I was delighted to find the Obispo Hostel in San Luis Obispo, a reasonably cheap ($26) and very clean place to sleep just a block away from the train station. I've been in SLO a few times before, visiting [livejournal.com profile] shamster and [livejournal.com profile] bobolly back when they went to school there. It's a pleasant college town, full of enterprising students, and with a walkable downtown full of independent businesses (not to mention curiosities such as the Bubblegum Alley). But I think this was the first time the town really clicked for me, though, enjoying slices of pizza and, then, hunkered down at Linnea's cafe, enjoying coffee and waffles while peals of laughter from one joyous group intertwined with piano music being played by another guest.

The town is a stop for Amtrak's Coast Starlight train that runs from Seattle to Los Angeles daily, and for the more frequent Pacific Surfliner trains that originate in SLO and run to San Diego. I woke up early and made the easy stroll from the hostel over to the train station, catching the 6:45am Surfliner bound for Orange County. I was happy to find such a functional little train station at the outskirts of such a functional little town.
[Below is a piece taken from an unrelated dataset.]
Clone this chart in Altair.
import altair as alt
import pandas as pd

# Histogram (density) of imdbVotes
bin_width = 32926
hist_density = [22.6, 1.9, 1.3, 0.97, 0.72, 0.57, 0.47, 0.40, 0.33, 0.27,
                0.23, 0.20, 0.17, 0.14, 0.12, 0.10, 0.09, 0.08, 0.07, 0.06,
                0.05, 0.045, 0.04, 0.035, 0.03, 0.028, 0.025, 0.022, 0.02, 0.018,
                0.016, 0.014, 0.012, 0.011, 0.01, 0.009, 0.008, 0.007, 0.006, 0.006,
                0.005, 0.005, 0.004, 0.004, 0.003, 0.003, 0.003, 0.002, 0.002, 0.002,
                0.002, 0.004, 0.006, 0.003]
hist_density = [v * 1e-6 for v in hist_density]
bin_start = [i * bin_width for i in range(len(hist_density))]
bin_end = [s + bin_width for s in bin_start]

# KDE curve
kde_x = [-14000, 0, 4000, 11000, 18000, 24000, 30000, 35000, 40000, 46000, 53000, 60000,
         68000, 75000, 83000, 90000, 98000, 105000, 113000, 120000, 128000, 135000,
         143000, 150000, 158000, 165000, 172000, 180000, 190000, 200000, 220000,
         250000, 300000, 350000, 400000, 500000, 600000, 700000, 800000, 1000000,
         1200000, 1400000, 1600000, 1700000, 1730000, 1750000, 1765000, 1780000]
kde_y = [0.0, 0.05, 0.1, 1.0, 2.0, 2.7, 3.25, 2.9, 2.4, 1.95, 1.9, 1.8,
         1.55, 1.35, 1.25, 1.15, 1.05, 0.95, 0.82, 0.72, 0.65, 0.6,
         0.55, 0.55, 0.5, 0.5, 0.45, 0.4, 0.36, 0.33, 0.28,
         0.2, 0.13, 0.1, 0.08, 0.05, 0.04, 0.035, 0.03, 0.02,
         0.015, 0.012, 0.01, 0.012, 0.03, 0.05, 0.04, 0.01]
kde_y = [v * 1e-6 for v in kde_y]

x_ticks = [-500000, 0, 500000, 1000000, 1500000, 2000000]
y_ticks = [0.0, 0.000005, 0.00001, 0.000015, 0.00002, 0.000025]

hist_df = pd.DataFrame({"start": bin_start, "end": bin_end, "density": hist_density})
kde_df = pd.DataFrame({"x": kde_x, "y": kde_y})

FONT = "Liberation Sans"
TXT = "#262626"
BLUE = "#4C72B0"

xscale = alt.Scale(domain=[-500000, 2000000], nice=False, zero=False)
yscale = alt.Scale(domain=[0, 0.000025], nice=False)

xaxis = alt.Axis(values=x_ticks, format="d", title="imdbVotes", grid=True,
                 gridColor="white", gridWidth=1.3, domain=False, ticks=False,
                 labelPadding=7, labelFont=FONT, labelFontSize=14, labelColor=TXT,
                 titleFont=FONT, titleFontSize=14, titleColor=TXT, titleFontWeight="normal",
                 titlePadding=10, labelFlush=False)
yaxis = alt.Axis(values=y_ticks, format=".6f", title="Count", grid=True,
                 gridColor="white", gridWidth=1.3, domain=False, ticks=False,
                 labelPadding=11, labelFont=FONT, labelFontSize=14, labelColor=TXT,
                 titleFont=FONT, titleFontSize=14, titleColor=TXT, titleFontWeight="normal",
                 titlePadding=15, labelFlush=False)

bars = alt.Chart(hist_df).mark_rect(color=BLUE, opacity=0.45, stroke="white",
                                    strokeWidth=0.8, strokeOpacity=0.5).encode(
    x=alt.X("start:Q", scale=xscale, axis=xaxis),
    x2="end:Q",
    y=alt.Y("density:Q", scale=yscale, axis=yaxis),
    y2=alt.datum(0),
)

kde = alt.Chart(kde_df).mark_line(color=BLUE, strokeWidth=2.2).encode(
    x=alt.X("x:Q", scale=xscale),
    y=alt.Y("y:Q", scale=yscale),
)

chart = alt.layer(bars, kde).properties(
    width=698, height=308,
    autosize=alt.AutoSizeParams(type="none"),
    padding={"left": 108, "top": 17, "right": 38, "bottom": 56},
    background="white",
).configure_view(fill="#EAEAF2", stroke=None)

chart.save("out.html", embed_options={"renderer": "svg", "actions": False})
The train made for a pleasant ride. The train itself doesn't go very fast, never really exceeding 40 MPH while gliding between small coastal communities, often traveling right at the edge of the ocean and other times moving through agricultural areas. There's an AC electrical outlet in each row, so I didn't have to worry about battery power while I typed up that livejournal entry about my hitchhiking trip (though of course I'd have to wait till later to post it).
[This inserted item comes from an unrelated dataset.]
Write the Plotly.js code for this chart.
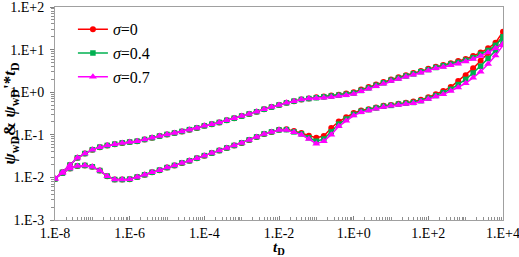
<!DOCTYPE html>
<html>
<head>
<meta charset="utf-8">
<script src="https://cdn.plot.ly/plotly-3.0.1.min.js"></script>
<style>html,body{margin:0;padding:0;background:#fff;}#chart{width:519px;height:257px;}</style>
</head>
<body>
<div id="chart"></div>
<script>
// dimensionless time t_D (0.2-decade steps)
const tD = [
  1e-8,1.585e-8,2.512e-8,3.981e-8,6.31e-8,
  1e-7,1.585e-7,2.512e-7,3.981e-7,6.31e-7,
  1e-6,1.585e-6,2.512e-6,3.981e-6,6.31e-6,
  1e-5,1.585e-5,2.512e-5,3.981e-5,6.31e-5,
  1e-4,1.585e-4,2.512e-4,3.981e-4,6.31e-4,
  1e-3,1.585e-3,2.512e-3,3.981e-3,6.31e-3,
  1e-2,1.585e-2,2.512e-2,3.981e-2,6.31e-2,
  0.1,0.1585,0.2512,0.3981,0.631,
  1,1.585,2.512,3.981,6.31,
  10,15.85,25.12,39.81,63.1,
  100,158.5,251.2,398.1,631,
  1000,1585,2512,3981,6310,
  10000
];

// pressure psi_wD: common part (t_D = 1e-8 ... 6.31e-2)
const pwdCommon = [0.0093,0.0132,0.0195,0.0288,0.0363,0.0447,0.0513,0.0562,0.0603,0.0646,
  0.0676,0.0708,0.0776,0.0851,0.0933,0.102,0.110,0.120,0.132,0.145,
  0.162,0.178,0.195,0.219,0.245,0.275,0.309,0.347,0.398,0.447,
  0.501,0.562,0.617,0.676,0.708];
// pressure psi_wD: t_D = 0.1 ... 1e4
const pwdTail_s0  = [0.759,0.794,0.832,0.871,0.933,1.00,1.15,1.32,1.51,1.74,2.00,2.24,2.51,2.82,3.16,3.55,3.98,4.37,4.79,5.37,6.03,7.08,8.51,10.7,14.5,26.3];
const pwdTail_s04 = [0.741,0.776,0.813,0.851,0.891,0.955,1.10,1.26,1.45,1.66,1.91,2.14,2.40,2.69,3.02,3.39,3.80,4.17,4.57,5.01,5.62,6.46,7.76,9.55,12.6,20.0];
const pwdTail_s07 = [0.724,0.741,0.776,0.813,0.851,0.912,1.05,1.20,1.38,1.58,1.82,2.04,2.29,2.57,2.88,3.24,3.63,3.89,4.27,4.68,5.25,6.03,7.08,8.51,10.7,13.8];

// derivative psi_wD'*t_D: common part (t_D = 1e-8 ... 6.31e-3)
const dpwdCommon = [0.0093,0.0126,0.0162,0.0186,0.0191,0.0178,0.0145,0.0107,0.0089,0.0089,
  0.0091,0.0102,0.0115,0.0132,0.0148,0.0170,0.0191,0.0219,0.0245,0.0282,
  0.0324,0.0372,0.0427,0.0490,0.0562,0.0646,0.0759,0.0891,0.105,0.117];
// derivative: t_D = 1e-2 ... 1e4
const dpwdTail_s0  = [0.132,0.135,0.123,0.110,0.0955,0.0851,0.0933,0.145,0.204,0.257,0.324,0.372,0.398,0.437,0.479,0.501,0.537,0.562,0.603,0.661,0.759,0.891,1.07,1.32,1.82,2.51,3.63,5.50,8.32,12.6,20.9];
const dpwdTail_s04 = [0.130,0.132,0.117,0.105,0.0851,0.0708,0.0794,0.117,0.178,0.234,0.302,0.355,0.389,0.427,0.468,0.490,0.525,0.550,0.575,0.631,0.724,0.832,0.977,1.17,1.51,2.00,2.82,4.07,6.17,9.55,16.2];
const dpwdTail_s07 = [0.129,0.129,0.115,0.100,0.0794,0.0617,0.0708,0.100,0.158,0.214,0.282,0.339,0.372,0.407,0.447,0.479,0.501,0.525,0.550,0.603,0.692,0.794,0.891,1.07,1.29,1.62,2.19,3.02,4.57,7.24,12.6];

const seriesNames = ['<i>σ</i>=0', '<i>σ</i>=0.4', '<i>σ</i>=0.7'];
const xTickVals = [1e-8,1e-6,1e-4,1e-2,1,1e2,1e4];
const xTickText = ['1.E-8','1.E-6','1.E-4','1.E-2','1.E+0','1.E+2','1.E+4'];
const yTickVals = [1e-3,1e-2,1e-1,1,10,100];
const yTickText = ['1.E-3','1.E-2','1.E-1','1.E+0','1.E+1','1.E+2'];

const colors = ['#ff0000', '#00b050', '#ff00ff'];
const symbols = ['circle', 'square', 'triangle-up'];
const msizes = [6, 5.5, 7];
const pwd = [pwdTail_s0, pwdTail_s04, pwdTail_s07].map(t => pwdCommon.concat(t));
const dpwd = [dpwdTail_s0, dpwdTail_s04, dpwdTail_s07].map(t => dpwdCommon.concat(t));

const traces = [];
for (let i = 0; i < 3; i++) {
  const style = {
    mode: 'lines+markers',
    line: {color: colors[i], width: 1.5},
    marker: {color: colors[i], symbol: symbols[i], size: msizes[i]},
    legendgroup: 'g' + i
  };
  traces.push(Object.assign({x: tD, y: pwd[i], name: seriesNames[i], showlegend: true}, style));
  traces.push(Object.assign({x: tD, y: dpwd[i], name: seriesNames[i], showlegend: false}, style));
}

const font = '"Liberation Serif", "Times New Roman", serif';
const layout = {
  width: 519, height: 257,
  margin: {l: 55, r: 16, t: 7, b: 37},
  paper_bgcolor: '#fff', plot_bgcolor: '#fff',
  font: {family: font, size: 14, color: '#000'},
  showlegend: true,
  legend: {x: 0.04, y: 0.975, xanchor: 'left', yanchor: 'top', bgcolor: 'rgba(0,0,0,0)',
           font: {family: font, size: 16, color: '#000'}, tracegroupgap: 0},
  xaxis: {
    type: 'log', range: [-8, 4], showgrid: false, zeroline: false,
    showline: true, linecolor: '#a0a0a0', linewidth: 1, mirror: true,
    tickmode: 'array', tickvals: xTickVals, ticktext: xTickText,
    ticks: 'inside', ticklen: 4, tickcolor: '#808080',
    minor: {ticks: 'inside', ticklen: 3, tickcolor: '#909090', dtick: 'D1', showgrid: false},
    tickfont: {family: font, size: 14, color: '#000'},
    ticklabelstandoff: 0,
    ticklabeloverflow: 'allow',
    title: {text: '<b><i>t</i><sub>D</sub></b>', font: {family: font, size: 15, color: '#000'}, standoff: 4}
  },
  yaxis: {
    type: 'log', range: [-3, 2], showgrid: false, zeroline: false,
    showline: true, linecolor: '#a0a0a0', linewidth: 1, mirror: true,
    tickmode: 'array', tickvals: yTickVals, ticktext: yTickText,
    ticks: 'outside', ticklen: 4, tickcolor: '#808080',
    minor: {ticks: 'outside', ticklen: 3, tickcolor: '#909090', dtick: 'D1', showgrid: false},
    tickfont: {family: font, size: 14, color: '#000'},
    ticklabelstandoff: 3,
    ticklabeloverflow: 'allow',
    title: {text: "<b><i>ψ</i><sub>wD</sub>& <i>ψ</i><sub>wD</sub>'*<i>t</i><sub>D</sub></b>", font: {family: font, size: 17, color: '#000'}, standoff: 2}
  }
};

Plotly.newPlot('chart', traces, layout, {displayModeBar: false, staticPlot: true});
</script>
</body>
</html>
I have to say that the cafe car, though, was a disappointment, selling only nonperishable trail mix and shrink-wrapped danishes and that sort of thing, the fare of cheap motel breakfast buffets and less appealing even than airplane food. Scowling at the other options, I settled on a simple coffee for my breakfast. Notably, though, they do sell Arrogant Bastard beer, a delicious San Diego microbrew—but not what I had in mind for breakfast. With nearly a whole train car at their disposal, and traveling through the most productive agricultural land in the country, don't you think they could muster something a little more ... Californian?

At Oxnard the train begins to head inland and the terrain turns into an interesting rocky landscape near Chatsworth, traveling through a sequence of tunnels and passing the northbound Coast Starlight on its way to Seattle. At Los Angeles Union Station the train pauses for 15 minutes before resuming the second half of its journey.

The train ran precisely on time, which surprised me. At Union Station an Irish man took the seat next to me and we chatted about our various travels; I felt quite legitimate with a casual mention of being in Belgium last week. He marveled about Amtrak's promptness and affordability--a judgment error due to small statistics, I assured him.

The ride to Irvine took 6 ¾ hours and cost $38. It's about 230 miles, giving the train an average speed of 34 miles per hour and a cost of 16 cents per mile. The cost seemed reasonable, the pace a little slow, but, altogether, being on vacation after all, it was a satisfying experience.

At Irvine I caught a local Orange County bus #86 right to my parent's house. I don't think I've ever before taken an OCTA bus, but it turned out to be super convenient.

I'd love for Amtrak to resume the Sunset Limited Service from New Orleans east to Jacksonville, Florida and on to Miami (which ceased with hurricane Katrina). I'd take that trip.